All of the search query operators available through the twitter API can be used in the searchTerm field. For example, to search for tweets containing the term "love" or "hate" the "OR" operator can be used in the term field: searchTerm = "love OR hate". For more information refer to the twitter API documentation for query operators: https://developer.twitter.com/en/docs/twitter-api/v1/tweets/search/guides/standard-operators.

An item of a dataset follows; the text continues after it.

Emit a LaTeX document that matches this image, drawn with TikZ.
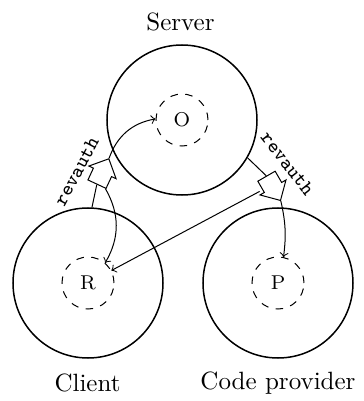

# S3 method for search.twitter
Collect(
  credential,
  endpoint,
  searchTerm = "",
  searchType = "recent",
  numTweets = 100,
  includeRetweets = TRUE,
  retryOnRateLimit = TRUE,
  writeToFile = FALSE,
  verbose = FALSE,
  ...
)

Arguments

credential

A credential object generated from Authenticate with class name "twitter".

endpoint

API endpoint.

searchTerm

Character string. Specifies a twitter search term. For example, "Australian politics" or the hashtag "#auspol".

searchType

Character string. Returns filtered tweets as per search type recent, mixed or popular. Default type is recent.

numTweets

Numeric. Specifies how many tweets to be collected. Defaults is 100.

includeRetweets

Logical. Specifies if the search should filter out retweets. Defaults is TRUE.

retryOnRateLimit

Logical. When the API rate-limit is reached should the collection wait and resume when it resets. Default is TRUE.

writeToFile

Logical. Write collected data to file. Default is FALSE.

verbose

Logical. Output additional information. Default is FALSE.

...

Arguments passed on to rtweet::search_tweets

geocode: Geographical limiter of the template "latitude,longitude,radius" e.g., geocode = "37.78,-122.40,1mi".
since_id: Supply a vector of ids or a data frame of previous results to find tweets newer than since_id.
max_id: Supply a vector of ids or a data frame of previous results to find tweets older than max_id.
parse: If TRUE, the default, returns a tidy data frame. Use FALSE to return the "raw" list corresponding to the JSON returned from the Twitter API.

Value

A tibble object with class names "datasource" and "twitter".

Note

Additional parameters passed to this function in the ellipsis ... will also be passed to the Twitter search API request. Most parameters have been covered but a complete list can be found here: https://developer.twitter.com/en/docs/twitter-api/v1/tweets/search/api-reference/get-search-tweets A useful additional parameter is language allowing the user can restrict tweets returned to a particular language using an ISO 639-1 code. For example, to restrict a search to tweets in English the value language = "en" can be passed to this function.

Examples

if (FALSE) {
# search and collect 100 recent tweets for the hashtag #auspol
myTwitterData <- twitterAuth |>
  Collect(searchTerm = "#auspol", searchType = "recent", numTweets = 100, verbose = TRUE,
          includeRetweets = FALSE, retryOnRateLimit = TRUE, writeToFile = TRUE)
}